Faith or No Faith: Does It Matter?
Published Wed Jul 02, 2014 | Posted in Impressions | By Linda Jenkinson |
You might say that in life the good things are whatever get you through the day. In that respect, for some people, faith in god(s) is a good thing. Yet, one of the main problems in human culture is taking responsibility for our actions.
People of faith believe that they are not responsible. Their god(s) are often someone to blame when things go wrong or they rhetorically pass the blame on to themselves. "What did I do to deserve this?" At best, the theist believes that the trials of life are all a part of "His" plan. When they reach a goal or achieve a victory, it is not due to their efforts, but attributed to the grace of their god(s). Their search for the real truth in life stops at their god(s).

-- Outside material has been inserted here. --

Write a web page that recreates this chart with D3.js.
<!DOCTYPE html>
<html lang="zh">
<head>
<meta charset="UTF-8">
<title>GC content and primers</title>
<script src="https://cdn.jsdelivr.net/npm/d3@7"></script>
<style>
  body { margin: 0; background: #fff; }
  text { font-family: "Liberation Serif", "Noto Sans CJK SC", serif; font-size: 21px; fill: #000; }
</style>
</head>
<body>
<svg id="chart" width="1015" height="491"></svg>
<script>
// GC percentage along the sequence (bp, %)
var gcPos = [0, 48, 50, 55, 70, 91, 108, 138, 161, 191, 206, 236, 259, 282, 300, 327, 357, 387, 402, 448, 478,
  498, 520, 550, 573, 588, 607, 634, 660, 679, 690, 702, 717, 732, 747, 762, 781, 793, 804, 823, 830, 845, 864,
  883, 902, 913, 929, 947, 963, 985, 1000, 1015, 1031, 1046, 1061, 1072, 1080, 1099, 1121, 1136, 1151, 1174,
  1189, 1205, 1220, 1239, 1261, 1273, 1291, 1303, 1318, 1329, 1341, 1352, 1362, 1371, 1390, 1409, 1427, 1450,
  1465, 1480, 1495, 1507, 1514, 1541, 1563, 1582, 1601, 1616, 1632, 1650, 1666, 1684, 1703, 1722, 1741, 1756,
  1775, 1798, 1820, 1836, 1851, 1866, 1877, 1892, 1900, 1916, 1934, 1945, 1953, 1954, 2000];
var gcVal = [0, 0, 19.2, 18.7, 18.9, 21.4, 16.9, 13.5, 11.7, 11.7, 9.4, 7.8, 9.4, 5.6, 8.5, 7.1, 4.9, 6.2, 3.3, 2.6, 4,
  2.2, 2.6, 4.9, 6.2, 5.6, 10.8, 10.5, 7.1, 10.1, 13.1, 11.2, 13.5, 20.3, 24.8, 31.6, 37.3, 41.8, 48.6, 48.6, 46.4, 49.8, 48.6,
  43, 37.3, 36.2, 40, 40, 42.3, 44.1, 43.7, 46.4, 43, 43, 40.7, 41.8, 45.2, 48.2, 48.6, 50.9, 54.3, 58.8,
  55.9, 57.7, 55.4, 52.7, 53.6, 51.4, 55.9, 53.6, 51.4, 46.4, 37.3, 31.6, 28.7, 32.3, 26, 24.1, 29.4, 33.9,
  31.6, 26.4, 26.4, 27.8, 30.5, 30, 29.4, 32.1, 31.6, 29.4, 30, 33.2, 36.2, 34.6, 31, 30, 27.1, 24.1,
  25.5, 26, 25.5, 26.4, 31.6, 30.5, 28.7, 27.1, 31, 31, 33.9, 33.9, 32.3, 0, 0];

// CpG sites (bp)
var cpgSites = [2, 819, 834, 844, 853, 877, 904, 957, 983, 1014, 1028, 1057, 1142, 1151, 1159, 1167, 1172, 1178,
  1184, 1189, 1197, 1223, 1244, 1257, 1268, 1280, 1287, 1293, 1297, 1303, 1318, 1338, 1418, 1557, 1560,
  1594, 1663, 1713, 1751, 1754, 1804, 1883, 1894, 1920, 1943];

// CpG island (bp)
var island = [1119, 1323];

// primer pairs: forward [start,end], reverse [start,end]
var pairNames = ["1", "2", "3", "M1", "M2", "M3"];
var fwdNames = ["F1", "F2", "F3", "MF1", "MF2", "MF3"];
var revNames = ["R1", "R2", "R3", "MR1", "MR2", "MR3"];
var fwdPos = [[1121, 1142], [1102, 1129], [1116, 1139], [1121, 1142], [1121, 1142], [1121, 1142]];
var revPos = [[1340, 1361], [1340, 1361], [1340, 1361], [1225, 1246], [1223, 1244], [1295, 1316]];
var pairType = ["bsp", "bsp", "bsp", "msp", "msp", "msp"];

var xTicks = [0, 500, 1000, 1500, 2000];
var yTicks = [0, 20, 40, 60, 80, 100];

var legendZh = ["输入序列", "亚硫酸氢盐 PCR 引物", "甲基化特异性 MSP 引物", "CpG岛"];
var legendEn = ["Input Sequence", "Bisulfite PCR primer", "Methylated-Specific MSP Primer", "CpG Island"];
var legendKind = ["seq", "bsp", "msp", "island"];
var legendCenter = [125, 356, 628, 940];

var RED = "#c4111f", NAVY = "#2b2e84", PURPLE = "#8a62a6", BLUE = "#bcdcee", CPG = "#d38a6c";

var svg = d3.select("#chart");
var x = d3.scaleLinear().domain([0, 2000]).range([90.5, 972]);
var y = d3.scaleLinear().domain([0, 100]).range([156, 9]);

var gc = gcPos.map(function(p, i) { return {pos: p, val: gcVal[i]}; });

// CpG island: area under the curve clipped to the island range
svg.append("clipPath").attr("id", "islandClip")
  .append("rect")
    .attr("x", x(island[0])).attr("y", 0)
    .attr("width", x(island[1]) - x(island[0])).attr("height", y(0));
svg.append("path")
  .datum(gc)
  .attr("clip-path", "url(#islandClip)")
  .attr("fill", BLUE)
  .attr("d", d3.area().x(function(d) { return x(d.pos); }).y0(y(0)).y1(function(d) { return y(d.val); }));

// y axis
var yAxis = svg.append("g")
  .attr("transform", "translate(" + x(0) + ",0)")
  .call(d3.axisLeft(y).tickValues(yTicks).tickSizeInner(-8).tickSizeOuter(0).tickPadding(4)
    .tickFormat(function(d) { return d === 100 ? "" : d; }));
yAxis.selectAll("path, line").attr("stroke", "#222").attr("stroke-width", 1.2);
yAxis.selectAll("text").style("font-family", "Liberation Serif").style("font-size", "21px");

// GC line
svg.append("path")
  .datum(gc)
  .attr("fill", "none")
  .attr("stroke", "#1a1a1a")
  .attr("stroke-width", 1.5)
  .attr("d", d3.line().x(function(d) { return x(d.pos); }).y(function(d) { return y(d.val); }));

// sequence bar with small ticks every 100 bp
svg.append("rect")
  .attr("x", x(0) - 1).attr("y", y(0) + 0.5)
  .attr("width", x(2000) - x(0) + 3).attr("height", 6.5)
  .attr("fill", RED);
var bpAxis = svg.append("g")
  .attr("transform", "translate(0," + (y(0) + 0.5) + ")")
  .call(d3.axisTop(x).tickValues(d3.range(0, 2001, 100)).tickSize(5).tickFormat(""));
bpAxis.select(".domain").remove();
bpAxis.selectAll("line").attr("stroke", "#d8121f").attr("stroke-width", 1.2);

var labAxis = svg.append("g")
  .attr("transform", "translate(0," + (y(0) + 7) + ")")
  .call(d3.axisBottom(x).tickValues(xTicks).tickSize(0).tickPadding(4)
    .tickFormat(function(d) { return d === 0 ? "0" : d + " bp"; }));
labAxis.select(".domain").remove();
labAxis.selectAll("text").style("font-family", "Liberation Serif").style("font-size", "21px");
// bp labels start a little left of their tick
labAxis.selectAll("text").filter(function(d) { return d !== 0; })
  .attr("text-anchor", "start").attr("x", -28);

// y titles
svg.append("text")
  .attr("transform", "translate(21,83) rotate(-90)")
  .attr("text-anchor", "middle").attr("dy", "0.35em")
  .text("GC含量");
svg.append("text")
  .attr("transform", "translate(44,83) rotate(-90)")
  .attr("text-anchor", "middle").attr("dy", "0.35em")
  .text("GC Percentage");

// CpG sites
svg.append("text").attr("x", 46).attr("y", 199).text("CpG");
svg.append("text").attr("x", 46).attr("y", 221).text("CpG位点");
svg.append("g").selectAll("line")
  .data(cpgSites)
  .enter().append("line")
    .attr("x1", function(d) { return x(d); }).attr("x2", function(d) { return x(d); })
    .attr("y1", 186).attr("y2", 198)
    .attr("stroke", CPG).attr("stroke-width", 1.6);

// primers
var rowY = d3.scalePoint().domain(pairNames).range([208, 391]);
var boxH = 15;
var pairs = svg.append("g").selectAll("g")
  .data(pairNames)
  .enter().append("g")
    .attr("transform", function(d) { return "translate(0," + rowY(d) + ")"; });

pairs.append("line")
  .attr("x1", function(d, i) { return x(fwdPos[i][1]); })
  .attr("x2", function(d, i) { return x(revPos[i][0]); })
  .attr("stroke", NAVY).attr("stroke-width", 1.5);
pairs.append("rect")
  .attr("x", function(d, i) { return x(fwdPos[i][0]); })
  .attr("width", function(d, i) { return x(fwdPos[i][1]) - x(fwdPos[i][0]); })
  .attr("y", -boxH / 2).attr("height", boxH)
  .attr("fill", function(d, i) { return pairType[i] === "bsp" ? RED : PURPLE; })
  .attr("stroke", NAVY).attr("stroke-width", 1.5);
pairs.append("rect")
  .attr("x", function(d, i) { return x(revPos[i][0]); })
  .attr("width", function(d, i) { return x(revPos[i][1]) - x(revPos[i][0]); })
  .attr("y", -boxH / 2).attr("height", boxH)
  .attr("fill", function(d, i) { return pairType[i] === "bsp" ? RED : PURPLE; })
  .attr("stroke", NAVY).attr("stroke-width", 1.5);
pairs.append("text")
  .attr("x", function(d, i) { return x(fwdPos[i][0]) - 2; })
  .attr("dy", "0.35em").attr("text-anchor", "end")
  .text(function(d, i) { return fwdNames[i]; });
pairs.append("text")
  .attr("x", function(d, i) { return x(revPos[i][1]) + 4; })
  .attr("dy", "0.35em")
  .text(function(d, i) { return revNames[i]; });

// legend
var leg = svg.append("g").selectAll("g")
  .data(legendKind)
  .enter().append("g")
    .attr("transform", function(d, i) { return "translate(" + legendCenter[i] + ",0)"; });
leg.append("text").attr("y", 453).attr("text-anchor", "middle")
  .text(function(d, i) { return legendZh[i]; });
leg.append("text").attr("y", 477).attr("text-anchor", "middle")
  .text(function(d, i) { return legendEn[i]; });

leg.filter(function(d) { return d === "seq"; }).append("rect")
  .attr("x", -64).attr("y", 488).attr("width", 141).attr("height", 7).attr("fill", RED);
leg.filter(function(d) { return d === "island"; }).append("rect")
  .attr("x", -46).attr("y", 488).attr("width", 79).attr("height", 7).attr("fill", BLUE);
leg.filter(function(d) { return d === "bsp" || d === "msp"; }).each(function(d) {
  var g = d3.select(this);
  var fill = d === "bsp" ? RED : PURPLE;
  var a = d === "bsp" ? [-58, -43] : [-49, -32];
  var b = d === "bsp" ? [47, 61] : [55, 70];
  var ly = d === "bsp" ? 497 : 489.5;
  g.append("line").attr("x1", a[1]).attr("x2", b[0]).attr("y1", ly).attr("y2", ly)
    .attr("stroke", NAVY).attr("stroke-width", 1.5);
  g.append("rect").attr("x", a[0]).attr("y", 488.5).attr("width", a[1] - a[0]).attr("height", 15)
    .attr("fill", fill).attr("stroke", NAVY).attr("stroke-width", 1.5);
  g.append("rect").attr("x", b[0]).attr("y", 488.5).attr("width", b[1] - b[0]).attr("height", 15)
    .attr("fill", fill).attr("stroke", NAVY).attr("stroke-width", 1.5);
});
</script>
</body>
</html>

For me, waking up from the faith coma was an epiphany.
Still, I am a person of faith. I have an unshakable faith in life. I have a greater love and respect for life and a greater awe, love, and respect for the majesty of life in all forms—flora and fauna— than I ever did when I lived in pursuit of heaven and in fear of hell. I am free to experience the reverence of life itself, to love my life and everything, everybody that touches it without worshiping any of it. I have a lot of faith in my own capabilities as well as an increased recognition of my limitations but none of my faith is based on some ancient scribe's doctrine or the edicts of another human who is both as capable and as limited as I am. If that's all there is, then that is abundant.
But then, what happens at death? One answer is "what happens to the light when you snuff out a candle." To answer the question with a question I might ask, "Where were you before you were born?"

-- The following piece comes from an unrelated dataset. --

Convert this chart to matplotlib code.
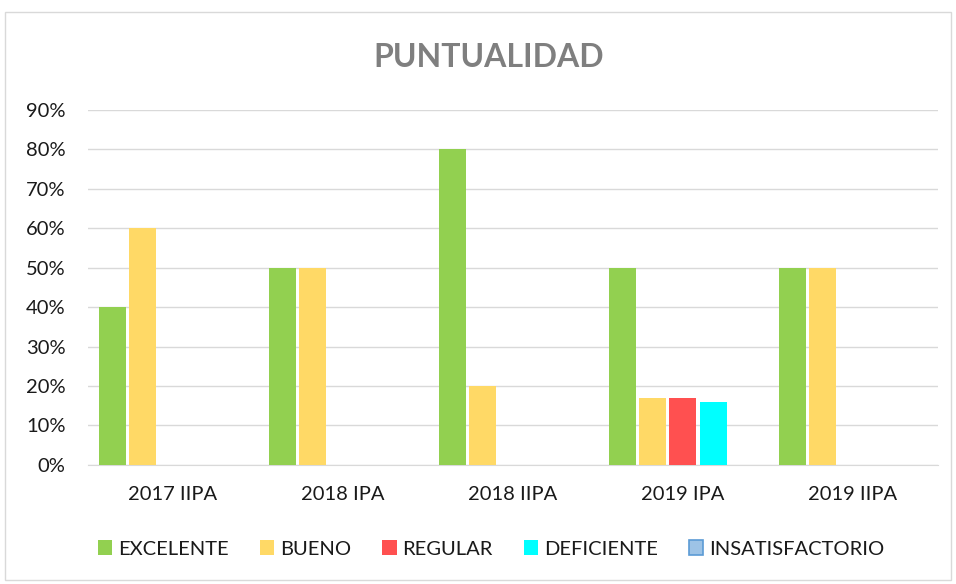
import numpy as np
import matplotlib
matplotlib.use("Agg")
import matplotlib.pyplot as plt
from matplotlib.patches import Rectangle, Patch
from matplotlib.ticker import PercentFormatter

plt.rcParams['font.family'] = ['Lato', 'DejaVu Sans']

periods = ['2017 IIPA', '2018 IPA', '2018 IIPA', '2019 IPA', '2019 IIPA']
series = ['EXCELENTE', 'BUENO', 'REGULAR', 'DEFICIENTE', 'INSATISFACTORIO']
excelente = [0.40, 0.50, 0.80, 0.50, 0.50]
bueno = [0.60, 0.50, 0.20, 0.17, 0.50]
regular = [0.0, 0.0, 0.0, 0.17, 0.0]
deficiente = [0.0, 0.0, 0.0, 0.16, 0.0]
insatisfactorio = [0.0, 0.0, 0.0, 0.0, 0.0]

colors = ['#92D050', '#FFD966', '#FF5050', '#00FFFF', '#9DC3E6']
edges = [None, None, None, None, '#5B9BD5']

fig = plt.figure(figsize=(9.56, 5.84), dpi=100)
ax = fig.add_axes([0.092, 0.204, 0.889, 0.608])

# outer chart border
fig.patches.append(Rectangle((0.005, 0.007), 0.99, 0.972, transform=fig.transFigure,
                             fill=False, edgecolor='#d9d9d9', linewidth=1))

x = np.arange(len(periods))
step = 0.178
width = 0.16
data = [excelente, bueno, regular, deficiente, insatisfactorio]
for i, vals in enumerate(data):
    ax.bar(x + (i - 2) * step, vals, width, color=colors[i], linewidth=0, zorder=3)

ax.set_xlim(-0.5, len(periods) - 0.5)
ax.set_ylim(0, 0.9)
ax.set_yticks(np.arange(0, 0.91, 0.1))
ax.yaxis.set_major_formatter(PercentFormatter(1.0, decimals=0))
ax.set_xticks(x)
ax.set_xticklabels(periods)
ax.tick_params(axis='both', length=0, labelsize=14.5, colors='#1a1a1a')
ax.tick_params(axis='x', pad=15)
ax.tick_params(axis='y', pad=16)
ax.grid(axis='y', color='#d9d9d9', linewidth=1, zorder=0)
for side in ['top', 'right', 'left']:
    ax.spines[side].set_visible(False)
ax.spines['bottom'].set_color('#d9d9d9')

fig.text(0.511, 0.902, 'PUNTUALIDAD', ha='center', va='center', fontsize=23,
         fontweight='bold', color='#7f7f7f')

handles = [Patch(facecolor=c, edgecolor=e if e else c, linewidth=1.2 if e else 0)
           for c, e in zip(colors, edges)]
fig.legend(handles, series, loc='center', bbox_to_anchor=(0.514, 0.06), ncol=5,
           frameon=False, fontsize=14.5, handlelength=0.7, handleheight=0.7,
           handletextpad=0.3, columnspacing=1.55, labelcolor='#1a1a1a')

fig.savefig('out.png', dpi=100)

Life on Earth is no more than existence that commences at birth and ends at death. If we do not fear or worry about our pre-life, then why be concerned about our post-life? It seems to me that our primary concern should be the life that surrounds us: what we can see, hear, feel and act upon in every waking moment.
Perhaps death is only a long, dreamless sleep. How can that be worrisome? Shakespeare's Hamlet said, "To sleep. Perchance to dream." But isn't a dreamless sleep better than the "perchance" of hellish nightmares that is only balanced by the "perchance" of a better hereafter?